In the first sentence, the sky is the subject referenced, but there is a lack of knowledge about it: "None of them knew the color of the sky." The narrator suggests then that the sky is unimportant to the characters. They don't see it; they can't identify what it looks like, but why?
Sentence two explains that the gaze of the characters is on the sea: "Their eyes glanced level, and remained on the waves the swept toward them." They don't recognize the sky color because their eyes "remained" level. They are only looking at what is in front of them: the sea.

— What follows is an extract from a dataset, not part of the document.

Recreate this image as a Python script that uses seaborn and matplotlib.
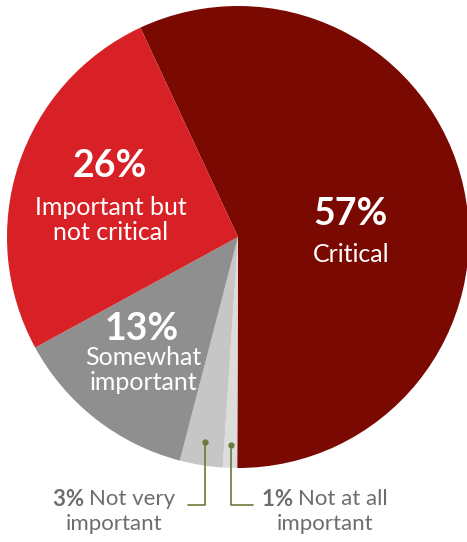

While there may be a lack of vision about the sky color, the next sentence shows that they do see, in detail, the color of the sea: "these waves were gray, except for the tops, which were white..." Their knowledge of the waves is in direct contrast to their knowledge of the sky because their eyes are focused on their experience inside the boat.
In the final sentence, the use of structural antithesis in "narrowed and widened, and dipped and rose" suggests the movement of the waves. The reader is offered not only the vision of the characters as they are surrounded by waves that "thrust up in points like rocks" but the undulating feeling of the waves from inside the boat.
It is no wonder now why the characters do not know the color of the sky. From their perspective, the characters are in far more dangerous territory inside the boat. The sky color doesn't seem to matter when the sea waves surrounding them are compared to jagged rocks. This vision of the sea from the open boat as a place of fear and danger foreshadows their continued perspective and explains the choices the characters will make throughout the remainder of the story.